There's a majesty in his playing, which has the fluid, ringing clarity of Lee Ritenour or John Hall; in fact, there's a brisk, Orleans-style percussive edge to many of Keaggy's compositions. A very modern player, he can shift from a Dregs-like funk shuffle on the instrumental "Happy" to the Steely Dan-ish gloss of "Nobody's Playgirl Now" and "Make a Change," and to the Doobie-ish soul of the title cut. Keaggy's clear, soft-focus vocals and melodic romanticism are often reminiscent of Paul McCartney -- "Carefree" and "Papa Song" would be maudlin in less honest hands.

Like T-Bone Burnett, Keaggy doesn't so much preach as exemplify the quiet strength of his Christian life -- the power of positive pop, as it were. He points not at the listener but to his benevolent God, tightly bound family and lasting friendships.

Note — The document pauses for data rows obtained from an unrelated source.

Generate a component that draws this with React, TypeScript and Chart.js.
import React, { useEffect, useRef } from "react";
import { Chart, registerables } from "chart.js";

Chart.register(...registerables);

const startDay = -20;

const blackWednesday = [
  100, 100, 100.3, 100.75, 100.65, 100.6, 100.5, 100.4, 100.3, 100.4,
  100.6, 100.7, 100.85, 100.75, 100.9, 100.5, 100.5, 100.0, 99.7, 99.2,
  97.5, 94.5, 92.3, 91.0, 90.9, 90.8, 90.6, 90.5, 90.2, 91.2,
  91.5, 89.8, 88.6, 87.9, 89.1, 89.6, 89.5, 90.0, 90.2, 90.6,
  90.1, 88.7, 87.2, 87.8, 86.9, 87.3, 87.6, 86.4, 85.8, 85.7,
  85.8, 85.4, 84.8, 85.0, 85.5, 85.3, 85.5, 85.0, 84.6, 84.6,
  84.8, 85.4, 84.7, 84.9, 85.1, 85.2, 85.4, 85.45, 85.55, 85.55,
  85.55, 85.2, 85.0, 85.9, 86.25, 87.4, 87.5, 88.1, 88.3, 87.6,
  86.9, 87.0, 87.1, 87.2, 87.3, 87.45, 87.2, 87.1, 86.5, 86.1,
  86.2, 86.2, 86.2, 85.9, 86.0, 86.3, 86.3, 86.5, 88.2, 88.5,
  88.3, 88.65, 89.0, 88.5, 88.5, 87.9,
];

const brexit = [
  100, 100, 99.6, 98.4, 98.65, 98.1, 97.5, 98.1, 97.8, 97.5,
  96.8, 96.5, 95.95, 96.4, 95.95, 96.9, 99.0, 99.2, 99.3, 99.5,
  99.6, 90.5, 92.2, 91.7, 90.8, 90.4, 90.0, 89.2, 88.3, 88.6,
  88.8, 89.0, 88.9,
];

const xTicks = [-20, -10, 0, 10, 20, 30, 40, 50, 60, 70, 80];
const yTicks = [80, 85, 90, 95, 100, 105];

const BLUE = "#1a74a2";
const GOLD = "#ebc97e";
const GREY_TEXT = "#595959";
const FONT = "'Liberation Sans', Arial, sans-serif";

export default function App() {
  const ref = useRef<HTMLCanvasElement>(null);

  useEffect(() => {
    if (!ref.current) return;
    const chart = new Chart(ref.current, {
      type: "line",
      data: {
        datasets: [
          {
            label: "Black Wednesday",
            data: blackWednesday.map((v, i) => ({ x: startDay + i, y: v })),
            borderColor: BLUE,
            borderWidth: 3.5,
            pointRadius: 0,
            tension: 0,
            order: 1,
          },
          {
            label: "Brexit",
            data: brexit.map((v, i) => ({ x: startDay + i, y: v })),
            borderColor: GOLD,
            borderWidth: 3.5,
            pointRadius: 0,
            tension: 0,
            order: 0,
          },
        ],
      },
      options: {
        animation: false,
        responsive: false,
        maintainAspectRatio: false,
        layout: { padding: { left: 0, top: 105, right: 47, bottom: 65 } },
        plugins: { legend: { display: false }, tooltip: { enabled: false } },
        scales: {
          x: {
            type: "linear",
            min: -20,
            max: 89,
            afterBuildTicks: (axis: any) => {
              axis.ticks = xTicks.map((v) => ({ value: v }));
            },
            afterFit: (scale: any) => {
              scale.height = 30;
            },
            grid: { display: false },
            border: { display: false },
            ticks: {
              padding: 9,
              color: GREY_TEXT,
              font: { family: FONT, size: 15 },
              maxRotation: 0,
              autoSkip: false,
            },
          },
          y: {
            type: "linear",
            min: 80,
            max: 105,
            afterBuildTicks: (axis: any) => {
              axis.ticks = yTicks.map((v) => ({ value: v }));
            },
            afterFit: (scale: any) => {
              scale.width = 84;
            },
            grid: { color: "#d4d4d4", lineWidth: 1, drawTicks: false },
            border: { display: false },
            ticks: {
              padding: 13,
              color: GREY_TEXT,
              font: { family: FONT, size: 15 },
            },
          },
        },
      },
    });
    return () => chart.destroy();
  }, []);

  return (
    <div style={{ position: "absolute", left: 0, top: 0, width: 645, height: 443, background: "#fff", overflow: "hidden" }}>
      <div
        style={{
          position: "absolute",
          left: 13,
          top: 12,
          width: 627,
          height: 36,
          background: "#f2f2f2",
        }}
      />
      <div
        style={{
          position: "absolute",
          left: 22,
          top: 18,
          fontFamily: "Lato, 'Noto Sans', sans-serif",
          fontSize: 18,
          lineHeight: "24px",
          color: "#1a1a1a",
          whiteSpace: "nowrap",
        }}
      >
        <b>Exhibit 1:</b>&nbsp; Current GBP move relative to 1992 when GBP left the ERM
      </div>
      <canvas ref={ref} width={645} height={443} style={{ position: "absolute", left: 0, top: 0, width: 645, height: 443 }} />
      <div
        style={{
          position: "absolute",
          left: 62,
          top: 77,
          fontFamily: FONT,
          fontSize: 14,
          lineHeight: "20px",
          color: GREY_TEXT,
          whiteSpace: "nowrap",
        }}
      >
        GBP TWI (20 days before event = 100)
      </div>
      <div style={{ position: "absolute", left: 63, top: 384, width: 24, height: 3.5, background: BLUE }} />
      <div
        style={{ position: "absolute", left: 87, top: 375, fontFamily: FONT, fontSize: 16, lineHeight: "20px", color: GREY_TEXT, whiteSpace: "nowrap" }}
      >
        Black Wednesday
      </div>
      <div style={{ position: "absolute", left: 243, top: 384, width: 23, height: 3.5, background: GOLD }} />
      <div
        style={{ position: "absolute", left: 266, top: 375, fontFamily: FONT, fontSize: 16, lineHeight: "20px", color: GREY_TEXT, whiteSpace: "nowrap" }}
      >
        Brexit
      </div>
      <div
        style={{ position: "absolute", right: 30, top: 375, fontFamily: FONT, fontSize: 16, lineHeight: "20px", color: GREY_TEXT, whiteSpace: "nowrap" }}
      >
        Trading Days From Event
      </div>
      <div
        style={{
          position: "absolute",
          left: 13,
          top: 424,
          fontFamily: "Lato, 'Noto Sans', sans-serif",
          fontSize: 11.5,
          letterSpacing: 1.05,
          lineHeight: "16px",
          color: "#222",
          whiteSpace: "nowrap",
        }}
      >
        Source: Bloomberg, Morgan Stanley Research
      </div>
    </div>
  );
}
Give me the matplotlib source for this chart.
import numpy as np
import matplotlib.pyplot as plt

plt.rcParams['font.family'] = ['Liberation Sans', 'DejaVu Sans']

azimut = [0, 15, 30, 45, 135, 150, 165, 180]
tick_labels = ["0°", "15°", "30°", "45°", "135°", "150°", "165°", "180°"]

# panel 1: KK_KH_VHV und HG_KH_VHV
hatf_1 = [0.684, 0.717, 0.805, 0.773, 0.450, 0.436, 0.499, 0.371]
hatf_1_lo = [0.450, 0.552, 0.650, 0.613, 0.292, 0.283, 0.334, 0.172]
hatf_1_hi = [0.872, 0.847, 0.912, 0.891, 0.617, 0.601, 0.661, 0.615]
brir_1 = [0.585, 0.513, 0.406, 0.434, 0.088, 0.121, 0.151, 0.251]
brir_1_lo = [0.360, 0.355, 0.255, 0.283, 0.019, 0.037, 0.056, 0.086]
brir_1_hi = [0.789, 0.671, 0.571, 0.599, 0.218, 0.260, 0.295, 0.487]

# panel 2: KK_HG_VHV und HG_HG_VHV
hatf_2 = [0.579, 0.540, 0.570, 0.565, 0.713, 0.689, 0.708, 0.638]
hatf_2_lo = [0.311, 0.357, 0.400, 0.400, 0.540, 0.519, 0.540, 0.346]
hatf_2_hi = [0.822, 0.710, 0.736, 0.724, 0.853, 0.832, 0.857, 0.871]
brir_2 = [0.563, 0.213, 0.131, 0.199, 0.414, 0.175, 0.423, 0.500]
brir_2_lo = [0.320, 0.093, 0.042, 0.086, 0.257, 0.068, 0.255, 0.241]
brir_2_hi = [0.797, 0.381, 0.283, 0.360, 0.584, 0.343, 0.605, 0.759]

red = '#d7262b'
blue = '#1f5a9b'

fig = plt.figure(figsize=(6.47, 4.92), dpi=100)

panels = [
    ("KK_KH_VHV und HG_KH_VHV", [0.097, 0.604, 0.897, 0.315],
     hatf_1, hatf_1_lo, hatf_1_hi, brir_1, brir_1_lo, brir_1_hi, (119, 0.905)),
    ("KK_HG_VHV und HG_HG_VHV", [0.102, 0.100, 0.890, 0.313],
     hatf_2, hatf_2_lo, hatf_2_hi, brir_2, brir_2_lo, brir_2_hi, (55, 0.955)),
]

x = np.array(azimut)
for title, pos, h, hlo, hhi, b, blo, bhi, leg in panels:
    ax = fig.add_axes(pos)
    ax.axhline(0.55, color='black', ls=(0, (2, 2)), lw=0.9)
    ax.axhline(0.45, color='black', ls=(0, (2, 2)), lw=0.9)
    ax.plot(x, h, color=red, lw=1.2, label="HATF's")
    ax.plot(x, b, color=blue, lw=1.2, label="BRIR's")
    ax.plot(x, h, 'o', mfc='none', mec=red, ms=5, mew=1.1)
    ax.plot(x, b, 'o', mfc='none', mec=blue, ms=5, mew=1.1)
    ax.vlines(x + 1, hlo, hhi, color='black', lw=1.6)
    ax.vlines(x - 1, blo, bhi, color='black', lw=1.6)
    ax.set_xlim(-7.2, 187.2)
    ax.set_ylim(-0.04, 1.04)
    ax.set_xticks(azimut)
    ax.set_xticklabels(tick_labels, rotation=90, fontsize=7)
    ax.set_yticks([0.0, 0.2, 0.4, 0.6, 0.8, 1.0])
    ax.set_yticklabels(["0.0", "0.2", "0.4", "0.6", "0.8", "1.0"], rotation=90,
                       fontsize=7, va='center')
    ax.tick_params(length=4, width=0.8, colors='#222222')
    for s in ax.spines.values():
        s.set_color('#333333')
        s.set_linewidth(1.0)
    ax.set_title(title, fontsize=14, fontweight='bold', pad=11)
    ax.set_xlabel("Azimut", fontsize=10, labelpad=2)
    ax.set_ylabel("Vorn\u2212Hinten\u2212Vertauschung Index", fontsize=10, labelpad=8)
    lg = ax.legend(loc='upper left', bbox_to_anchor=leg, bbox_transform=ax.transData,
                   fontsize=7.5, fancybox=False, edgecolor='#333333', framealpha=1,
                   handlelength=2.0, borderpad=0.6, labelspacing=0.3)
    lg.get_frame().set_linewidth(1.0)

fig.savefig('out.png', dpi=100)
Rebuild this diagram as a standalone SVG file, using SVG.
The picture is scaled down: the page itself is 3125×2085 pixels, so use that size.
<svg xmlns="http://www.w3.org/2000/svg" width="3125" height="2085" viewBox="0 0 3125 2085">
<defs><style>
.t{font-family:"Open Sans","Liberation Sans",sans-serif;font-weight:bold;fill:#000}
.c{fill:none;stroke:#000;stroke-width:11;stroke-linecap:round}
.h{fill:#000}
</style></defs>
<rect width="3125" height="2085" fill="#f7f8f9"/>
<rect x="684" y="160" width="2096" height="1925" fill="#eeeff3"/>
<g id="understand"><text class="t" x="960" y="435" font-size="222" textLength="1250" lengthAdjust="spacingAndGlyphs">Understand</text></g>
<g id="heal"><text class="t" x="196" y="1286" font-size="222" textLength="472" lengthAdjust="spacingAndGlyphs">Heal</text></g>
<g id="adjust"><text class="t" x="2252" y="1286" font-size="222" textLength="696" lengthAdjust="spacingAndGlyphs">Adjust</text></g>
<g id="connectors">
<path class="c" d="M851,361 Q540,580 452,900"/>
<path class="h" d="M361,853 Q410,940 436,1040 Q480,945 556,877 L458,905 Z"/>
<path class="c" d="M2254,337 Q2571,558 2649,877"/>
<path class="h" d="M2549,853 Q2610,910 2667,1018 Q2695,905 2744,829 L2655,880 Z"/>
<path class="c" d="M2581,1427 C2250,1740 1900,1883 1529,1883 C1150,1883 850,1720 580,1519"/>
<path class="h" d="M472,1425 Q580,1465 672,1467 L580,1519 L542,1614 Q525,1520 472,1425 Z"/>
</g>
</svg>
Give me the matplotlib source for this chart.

There's nothing fractious or disturbing here, though Keaggy's willing to turn out some tough, involuted guitar phrases to punch up a melody. (Like McCartney, he also plays most of the instruments heard on the album.) ON RECORD, ON STAGE THE ALBUM PHIL KEAGGY -- Play Thru Me (Sparrow SPR 1062). THE CONCERT PHIL KEAGGY with Sheila Walsh, Sunday at 3 and 8 at Fairfax High School Auditorium.